Coming back from the trail, we trotted back to the barn (bad, I know) and then we had issues with wanting to do our own thing and not wanting to be told what to do. She did a beautiful power trot (well, compared to the slightly off jog she had been choosing to do) toward the barn one time, so I was thrilled that she felt good, but this not listening thing was so not working. So I took Sofie past Judy's house to break the pattern. She thought about trotting as we walked toward The Place Where We Like To Canter, but she listened to my aids and once we hit the aforementioned Place, she actually walked nicely. At the far corner, I asked for a trot, and we trotted diagonally towards Judy's house. She listened as I asked her to turn both ways, and trot a few steps away from the barn. Her trot was better than it had been since her arthritis flared up, even when turning. I was happy that she had listened to me, so I walked her away from the barn, dismounted, and that was it for the day.

After that day, a cold front came in, so on the next ride I stuck to the indoor to avoid biting winds and potential Sofie fireworks. She was quite visibly "off" when we started free schooling her, but worked out of it enough to where I felt I could at least do a light ride. We did lots of walking and a little trotting, and she tried really hard for me and never got nasty, even though she was stiff and probably a little uncomfortable from the cold. I got a little frustrated midway through when I had issues with Sofie falling in tracking lefy, and I inexplicably forgot that she was really trying hard despite her issues. I was upset with myself over that, but worked through it and finished the ride without being unfair to Sofie.
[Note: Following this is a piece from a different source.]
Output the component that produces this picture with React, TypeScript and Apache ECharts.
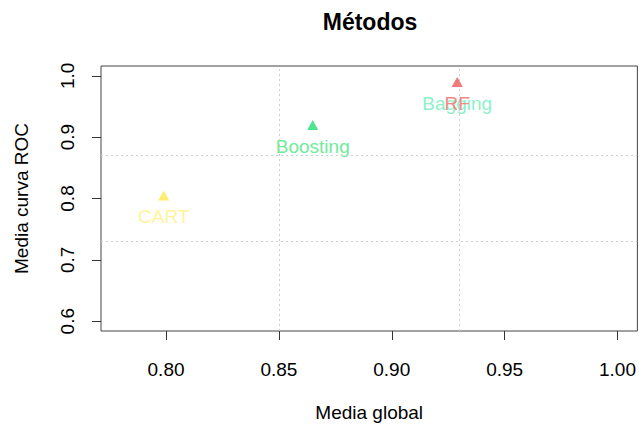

It was still chilly yesterday when I rode. Sofie free schooled well but was bratty during the tacking up process. I knew she would probably be a fireball since it was coldish and she had only gotten out of her stall for 6 hours the previous day due to crappy weather. She walked out boldly and trotted way more forward than she normally does in the indoor. I debated taking her outside, where I knew there might be fireworks, but decided that I wanted to take her out, so I went. I walked her outside, and she immediately drifted over to her new favorite place to trot and canter, started trotting, and then cantered. It was a nice canter, but she was a little strong and she was clearly not listening to me at all. So I decided to take her on the trail, and achieved this with difficulty. I had to get after her several times when she tried to take off (at the trot, but still) and she did NOT want to go down the trail, making it clear that she would prefer to take off towards the barn. I got her onto the trail, but just barely, and I'm hoping this won't become a habit. She started out wiggly on the trail (I think because it's uneven in places, and uneven footing is hard on her now) but improved, and I asked her to trot once we got to the best footing. She always trots nicely on the trail, and the straight-ahead track makes it harder for her to think about turning back to the barn. After turning around at the first turn-around, I tried going down the other fork of the trail, but found that the footing really sucks, so I won't be doing that again.
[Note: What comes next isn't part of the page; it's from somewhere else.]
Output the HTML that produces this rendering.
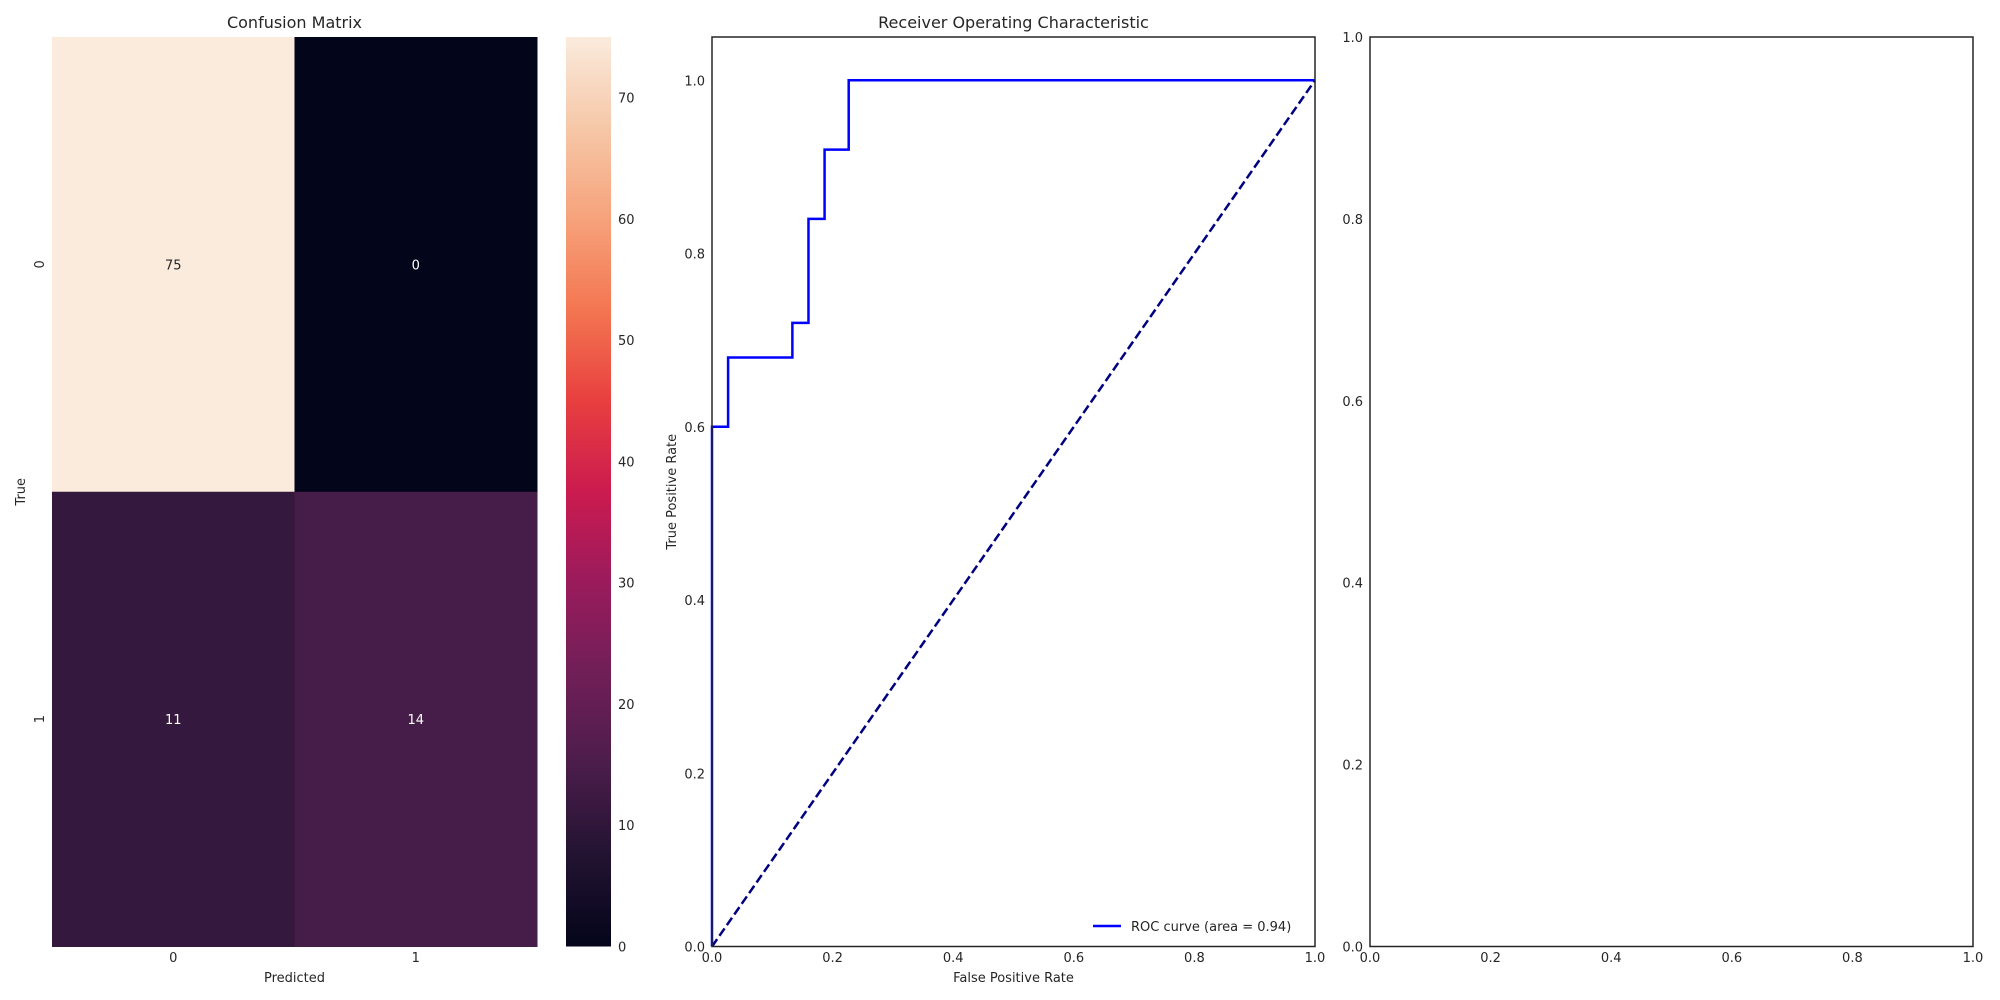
<!DOCTYPE html>
<html><head><meta charset="utf-8"><style>
html,body{margin:0;padding:0;background:#fff;}
svg{display:block;font-family:"DejaVu Sans","Liberation Sans",sans-serif;}
</style></head><body>
<svg id="fig" width="2000" height="1000" viewBox="0 0 2000 1000" xmlns="http://www.w3.org/2000/svg"></svg>
<script>
// Confusion matrix data
const cmRows = [0, 1];
const cmCols = [0, 1];
const cmValues = [[75, 0], [11, 14]];
const cbTicks = [0, 10, 20, 30, 40, 50, 60, 70];
// ROC data
const rocFpr = [0, 0, 0.0267, 0.0267, 0.1333, 0.1333, 0.16, 0.16, 0.1867, 0.1867, 0.2267, 0.2267, 1.0];
const rocTpr = [0, 0.6, 0.6, 0.68, 0.68, 0.72, 0.72, 0.84, 0.84, 0.92, 0.92, 1.0, 1.0];
const rocAuc = 0.94;
const rocXTicks = [0.0, 0.2, 0.4, 0.6, 0.8, 1.0];
const rocYTicks = [0.0, 0.2, 0.4, 0.6, 0.8, 1.0];
const emptyXTicks = [0.0, 0.2, 0.4, 0.6, 0.8, 1.0];
const emptyYTicks = [0.0, 0.2, 0.4, 0.6, 0.8, 1.0];

const NS = "http://www.w3.org/2000/svg";
const svg = document.getElementById('fig');
function mk(tag, attrs, parent) {
  const e = document.createElementNS(NS, tag);
  for (const k in attrs) e.setAttribute(k, attrs[k]);
  (parent || svg).appendChild(e);
  return e;
}
function txt(s, attrs) { const t = mk('text', attrs); t.textContent = s; return t; }

const stops = [[0,'#03051a'],[0.1,'#221331'],[0.2,'#4b1d4b'],[0.3,'#701f57'],[0.4,'#9a1b5c'],[0.5,'#cb1b4f'],[0.6,'#e83f3f'],[0.7,'#f37651'],[0.8,'#f6a27b'],[0.9,'#f6c8a8'],[1,'#faebdd']];
function hex(c){return [1,3,5].map(i=>parseInt(c.substr(i,2),16));}
function cmap(t){
  t=Math.max(0,Math.min(1,t));
  for(let i=1;i<stops.length;i++){ if(t<=stops[i][0]){
    const a=stops[i-1],b=stops[i],f=(t-a[0])/(b[0]-a[0]);
    const ca=hex(a[1]),cb=hex(b[1]);
    return 'rgb('+ca.map((v,j)=>Math.round(v+(cb[j]-v)*f)).join(',')+')';
  }}
  return stops[stops.length-1][1];
}

// ---- Confusion matrix ----
const hmL=52,hmR=537,hmT=37,hmB=946.5;
const vmin=0, vmax=75;
const cw=(hmR-hmL)/cmCols.length, ch=(hmB-hmT)/cmRows.length;
txt('Confusion Matrix',{x:(hmL+hmR)/2,y:28,'text-anchor':'middle','font-size':16,fill:'#262626',});
cmRows.forEach((r,i)=>{cmCols.forEach((c,j)=>{
  const v=cmValues[i][j], t=(v-vmin)/(vmax-vmin);
  const rc=mk('rect',{x:hmL+j*cw,y:hmT+i*ch,width:cw+0.5,height:ch+0.5,fill:cmap(t)});
  
  
  const tx=txt(String(v),{x:hmL+(j+0.5)*cw,y:hmT+(i+0.5)*ch+5,'text-anchor':'middle','font-size':13,fill:t>0.5?'#262626':'#ffffff'});
  
  
});});
cmCols.forEach((c,j)=>{
  const t=txt(String(c),{x:hmL+(j+0.5)*cw,y:962,'text-anchor':'middle','font-size':13,fill:'#262626'});
  
  
});
cmRows.forEach((r,i)=>{
  const y=hmT+(i+0.5)*ch;
  const t=txt(String(r),{x:44,y:y,'text-anchor':'middle','font-size':13,fill:'#262626',transform:'rotate(-90 44 '+y+')'});
  
  
});
txt('Predicted',{x:(hmL+hmR)/2,y:982,'text-anchor':'middle','font-size':13,fill:'#262626',});
txt('True',{x:25,y:(hmT+hmB)/2,'text-anchor':'middle','font-size':13,fill:'#262626',transform:'rotate(-90 25 '+((hmT+hmB)/2)+')',});

// colorbar
const cbL=566,cbR=611;
const defs=mk('defs',{});
const lg=mk('linearGradient',{id:'cbg',x1:0,y1:1,x2:0,y2:0},defs);
for(let k=0;k<=20;k++){mk('stop',{offset:k/20,'stop-color':cmap(k/20)},lg);}
mk('rect',{x:cbL,y:hmT,width:cbR-cbL,height:hmB-hmT,fill:'url(#cbg)',});
cbTicks.forEach(v=>{
  const y=hmB-(v-vmin)/(vmax-vmin)*(hmB-hmT);
  const t=txt(String(v),{x:618,y:y+5,'font-size':13,fill:'#262626'});
  
  
});

// ---- ROC ----
const rL=712,rR=1315,rT=37,rB=946.5;
const rx=v=>rL+v*(rR-rL), ry=v=>rB-v/1.05*(rB-rT);
txt('Receiver Operating Characteristic',{x:(rL+rR)/2,y:28,'text-anchor':'middle','font-size':16,fill:'#262626',});
mk('line',{x1:rx(0),y1:ry(0),x2:rx(1),y2:ry(1),stroke:'#000080','stroke-width':2.5,'stroke-dasharray':'9,4',});
mk('polyline',{points:rocFpr.map((f,i)=>rx(f)+','+ry(rocTpr[i])).join(' '),fill:'none',stroke:'#0000ff','stroke-width':2.5,});
mk('rect',{x:rL,y:rT,width:rR-rL,height:rB-rT,fill:'none',stroke:'#262626','stroke-width':1.5,});
rocXTicks.forEach(v=>{
  const t=txt(v.toFixed(1),{x:rx(v),y:962,'text-anchor':'middle','font-size':13,fill:'#262626'});
  
  
});
rocYTicks.forEach(v=>{
  const t=txt(v.toFixed(1),{x:705,y:ry(v)+5,'text-anchor':'end','font-size':13,fill:'#262626'});
  
  
});
txt('False Positive Rate',{x:(rL+rR)/2,y:982,'text-anchor':'middle','font-size':13,fill:'#262626',});
txt('True Positive Rate',{x:676,y:(rT+rB)/2,'text-anchor':'middle','font-size':13,fill:'#262626',transform:'rotate(-90 676 '+((rT+rB)/2)+')',});
mk('line',{x1:1093,y1:926,x2:1121,y2:926,stroke:'#0000ff','stroke-width':2.5,});
txt('ROC curve (area = '+rocAuc.toFixed(2)+')',{x:1131,y:931,'font-size':13,fill:'#262626',});

// ---- Empty axes ----
const eL=1370,eR=1973,eT=37,eB=946.5;
mk('rect',{x:eL,y:eT,width:eR-eL,height:eB-eT,fill:'none',stroke:'#262626','stroke-width':1.5,});
emptyXTicks.forEach(v=>{
  const t=txt(v.toFixed(1),{x:eL+v*(eR-eL),y:962,'text-anchor':'middle','font-size':13,fill:'#262626'});
  
  
});
emptyYTicks.forEach(v=>{
  const t=txt(v.toFixed(1),{x:1363,y:eB-v*(eB-eT)+5,'text-anchor':'end','font-size':13,fill:'#262626'});
  
  
});
</script>
</body></html>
She walked nicely through The Place Where We Like To Canter, I trotted her a short way and she was fine, but then we started having issues again. If I trotted her away from the barn she turned sharply back toward it. She just had way too much energy, and I couldn't let her use it because she just wasn't listening, and I can't have her getting so out of control. She can't just be throwing in canters and tight turns, it's not good for her hocks. I felt bad about it, not because I thought I was hurting her or anything, but just because it sucks when we can't agree on anything and it feels like I'm always telling her "no". I want us to be a team, and both feel positive about what we're doing, but obviously we need to work on our control a bit and she's not going to like being told what to do because she is a snarky mare and she has a mind of her own. There were some positive aspects of our ride, but we're going to have to work out our issues and that's not going to be a whole lot of fun sometimes. Our issues may not be all that bad, considering how many factors were stacked up in favor of Sofie turning into her favorite alter-ego, Fireball. But I know we have some basic control issues out in the wide-open yard that is our favorite place to ride, and we need to work on them.